August 23, 2012 at 11:35 am
St Thomas explains the passage more simply (commentary in loc.). The city is prior in the order of perfection, the individual in the order of generation.
August 23, 2012 at 2:55 pm
What about the family? The possible conflict consists in the apparent claim of Leo XIII that there are respects in which the state simply has no jurisdiction over the family.
August 23, 2012 at 3:51 pm
That the father’s authority does not derive from the State is shown by the fact that it would remain were the State dissolved. But it does not belong to him to decide whether the children whom he begets and the household that he founds shall be part of the State or not for as long as he remains living in its territory. So his own jurisdiction over his family is not from the State, but the State’s jurisdiction over his family is from the State and not from him. Does this resolve the problem?.
August 23, 2012 at 3:58 pm
But the key question is why does the family relate to the state as if it were a fellow sovereign authority when the family as such is not a perfect society?

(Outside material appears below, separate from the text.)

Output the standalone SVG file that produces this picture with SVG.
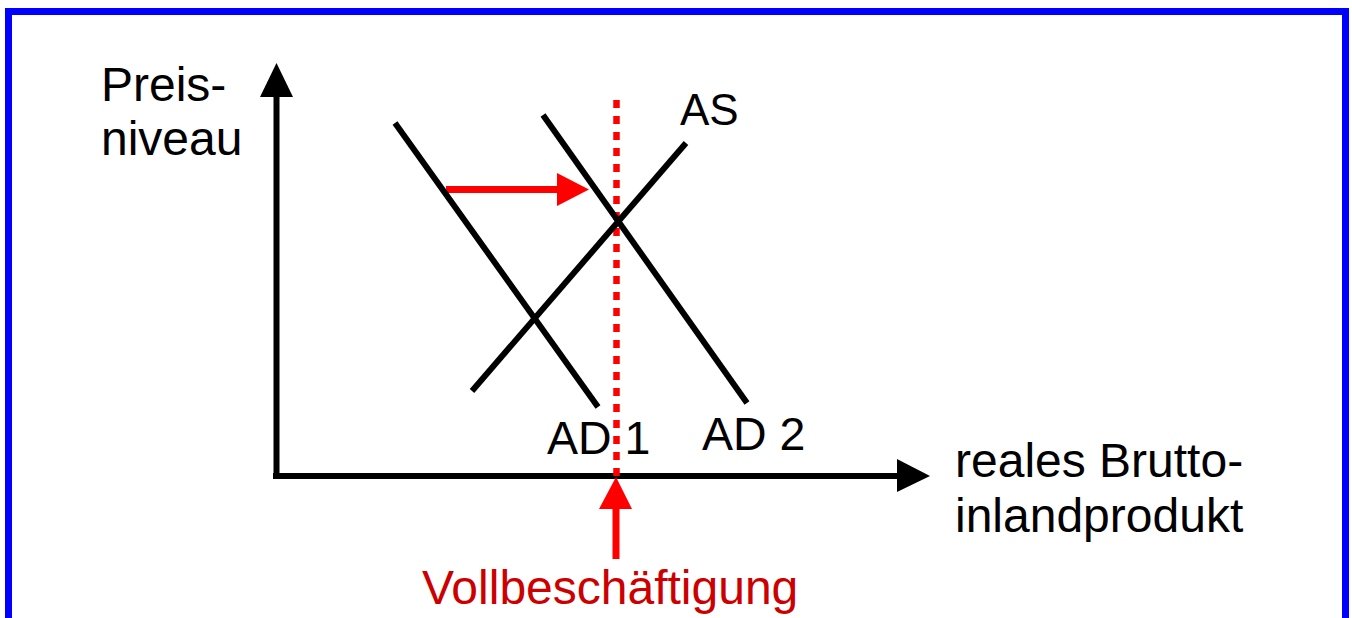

August 24, 2012 at 10:18 am
Presumably because alone among authorities within the State, the father doesn’t receive his authority from the State.
August 24, 2012 at 10:44 pm
But neither does the president of the cricket club.
August 25, 2012 at 10:51 am
I meant, alone among those who have an authority binding in conscience to which others are obliged to submit: e.g. judges, policemen, traffic-wardens, tax-collectors, customs-men etc. The heads of voluntary associations can’t oblige anyone to submit to their authority, since anyone is free to leave the association; their authority doesn’t descend from God the author of nature but arises solely from the free consent of the governed.